MSP plans to extend services to non-tenants

MANCHESTER Science Park last night announced plans to offer its business support services to non-tenant companies, as it celebrated its Silver Anniversary.

More than 300 guests gathered at a civic reception at Manchester Town Hall to celebrate the business park’s 25th birthday and acknowledge the support it has given to knowledge based businesses.

Jane Davies, chief executive of Manchester Science Park, said it had plans to extend its services beyond the boundaries of its own facilities.

She said it would start by focussing on companies around the Oxford Road corridor, before offering its services across the city region.

She said: “MSP has already created a working structure within its own community to encourage innovation, to support the development of innovative, knowledge based businesses and to encourage collaboration between academia and business.”
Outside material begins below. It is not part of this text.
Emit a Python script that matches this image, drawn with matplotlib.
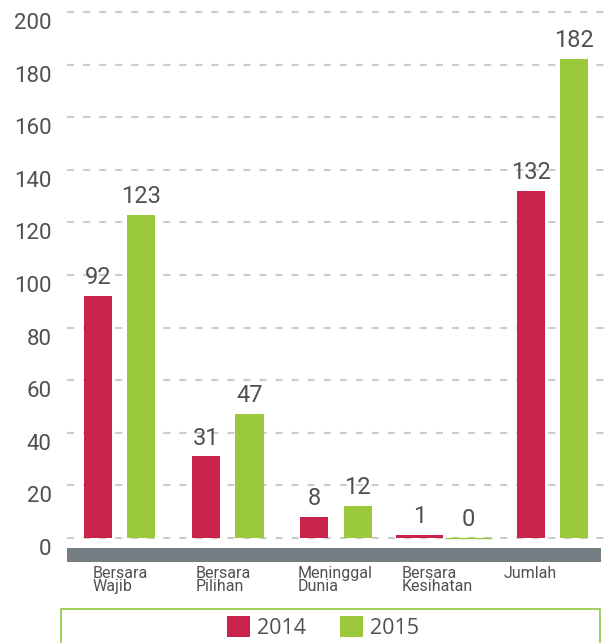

She added: “Manchester has the potential to become a national economic powerhouse and MSP, as a vital part of the Manchester offer, will help the city region to achieve that potential.”

Manchester Science Park, a collaboration between the University of Manchester, the City Council and the private sector, was launched in 1984, a time of economic uncertainty in the UK.
 
When it first opened its doors, the science park consisted of just one building, Enterprise House.

Today it offers laboratory and office space at seven buildings on the main Manchester Science Park site, which is adjacent to the University of Manchester, as well as at its campuses at Manchester Technopark in Birley Fields and One Central Park in North East Manchester.

It is home to some 90 tenant companies, which span sectors including environmental technologies, digital media, ICT, industrial technologies and bio-healthcare.

Ms Davies said: “Recession is often a time when the best ideas and innovations come to the fore and, in the early 1980s, as an antidote to the decline of the manufacturing sector, there was evidence in America that university research could be exploited for economic benefit.

“It was from this idea that Manchester Science Park’s founding chairman, Robin Skelton, drew the vision for… an organisation that would actively work with the city to develop a diverse economy based on knowledge.”